Perfecting your art…or tweet?

I have the immense privilege this week of working with Royal Acdemy of Music students on a project which is making conducting accessible to people with disabilities with James Rose.

Part of my role is updating social media in real time, across James’ accounts on Twitter, instagram and Facebook.

I asked the musicians during a break if they could retweet, like etc. our posts, as well as writing their own posts using the hashtag #jroseconducts.

To my amazement, these millennials don’t use social media. One said she used Facebook to stay in touch with her family and one said she had a Twitter account and never used it.

It struck me that these students spent a lot of time rehearsing – we are together for four hours each day and this project is on top of their normal workloads. Everywhere you go in the Academy there are people practicing, going over the same phrase time and time again, even when I left at 9pm there was still music resounding throughout the building.

Maybe all that time that they could spend on social media they spend perfecting their art instead.

Alexandra Franzen (a favourite business writer) makes her thoughts about social media quite clear here and here and says at the end of her life:

I will calculate all of the minutes that I spent coming up with thousands upon thousands of tweets — thinking about those tweets, typing those tweets, editing those tweets, publishing those tweets, tracking to see who “liked” and “re-tweeted” my tweets, and then re-sharing my witticisms on various other platforms — and I would probably come to the grim conclusion that it was somewhere in the realm of 1.8 million minutes spent on Twitter, alone.

I go through phases of getting highly involved with social media, around the April Love 2016 project for example, and I am currently enjoying Instagram and the various photography and poetry communities I am finding on there.
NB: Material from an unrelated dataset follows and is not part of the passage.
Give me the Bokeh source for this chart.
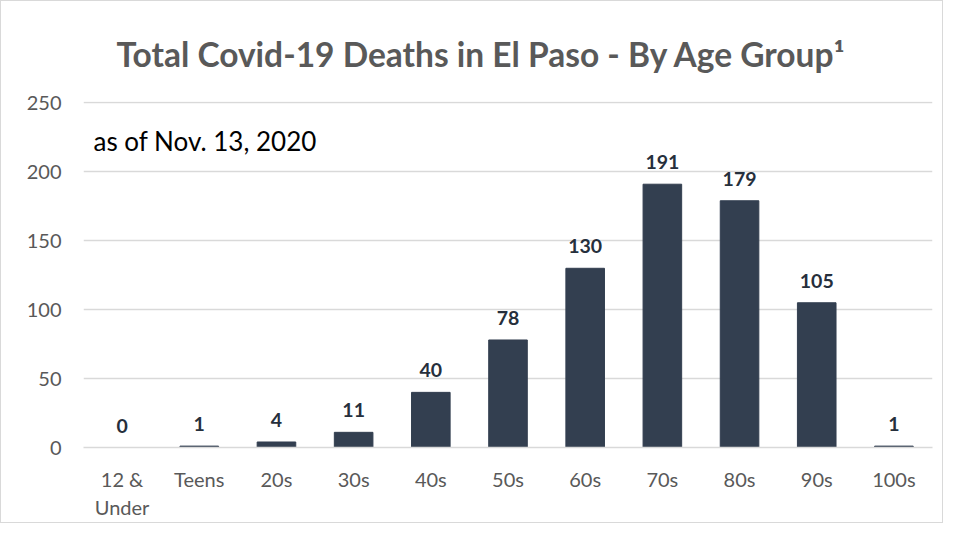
from bokeh.plotting import figure
from bokeh.models import ColumnDataSource, Label, FactorRange, Range1d
from bokeh.core.properties import value
from bokeh.embed import file_html
from bokeh.resources import INLINE

age_groups = ["12 &\nUnder", "Teens", "20s", "30s", "40s", "50s", "60s", "70s", "80s", "90s", "100s"]
deaths = [0, 1, 4, 11, 40, 78, 130, 191, 179, 105, 1]
y_ticks = [0, 50, 100, 150, 200, 250]
title_text = "Total Covid-19 Deaths in El Paso - By Age Group\u00b9"
note_text = "as of Nov. 13, 2020"

FONT = "Lato"
BAR = "#333f50"

src = ColumnDataSource(dict(x=age_groups, y=deaths, lbl=[str(v) for v in deaths]))

p = figure(x_range=FactorRange(*age_groups), y_range=Range1d(0, 251),
           width=943, height=523, output_backend="svg", toolbar_location=None,
           min_border_left=82, min_border_right=12, min_border_top=100, min_border_bottom=77)

p.title.text = title_text
p.title.align = "left"
p.title.offset = 33
p.title.text_font = FONT
p.title.text_font_style = "bold"
p.title.text_font_size = "33.5px"
p.title.text_color = "#595959"
p.title.standoff = 56

p.vbar(x="x", top="y", width=0.5, source=src, color=BAR)
p.text(x="x", y="y", text="lbl", source=src, text_align="center", text_baseline="bottom",
       y_offset=-15, text_font=value(FONT), text_font_style="bold", text_font_size="19.5px",
       text_color="#262f3c")

p.add_layout(Label(x=0.13, y=222, text=note_text, text_font=FONT, text_font_size="26px",
                   text_color="#000000", text_baseline="middle", text_align="left"))

p.outline_line_color = None
p.xgrid.grid_line_color = None
p.ygrid.grid_line_color = "#d9d9d9"
p.ygrid.grid_line_width = 1.3
p.yaxis.ticker = y_ticks

for ax in (p.xaxis, p.yaxis):
    ax.major_tick_line_color = None
    ax.minor_tick_line_color = None
    ax.major_label_text_font = FONT
    ax.major_label_text_font_size = "20px"
    ax.major_label_text_color = "#595959"
p.yaxis.axis_line_color = None
p.yaxis.major_label_standoff = 16
p.xaxis.axis_line_color = "#d9d9d9"
p.xaxis.axis_line_width = 1.3
p.xaxis.major_label_standoff = 13
p.xaxis.group_text_font_size = "1px"

p.styles = {"border": "1px solid #d9d9d9"}

open("out.html", "w").write(file_html(p, INLINE))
Howver, I really notice on Sundays how much more relaxed I am and I think a big part of this is I don’t use social media or the internet on a Sunday. I may expand this to Saturdays too.
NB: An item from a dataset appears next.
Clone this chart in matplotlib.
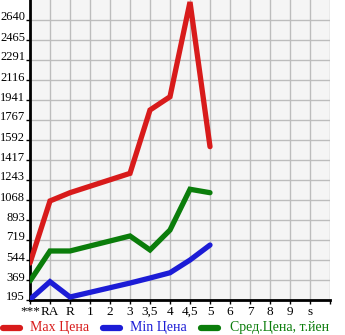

On the other hand, it seems like if you want to make it these days social media is the only way to do it.

Most of my favourite authors aren’t really on social media -Neil Gaiman is a notable example, but he uses it as and when he wants to.

I guess, as with everything, the middle path is the way ahead. I can use Instagram and not get obsessed with it, in fact, after this project I might well take all social media off phone again.

What about you? What is your relationship with social media?


  1. I never use Facebook, Twitter, not Instagram, because I do not find them safe to use. I would never think of posting photos of myself in the Internet, because it can be very dangerous. I use google and linkedin, because I have heard that they were safe fine to use.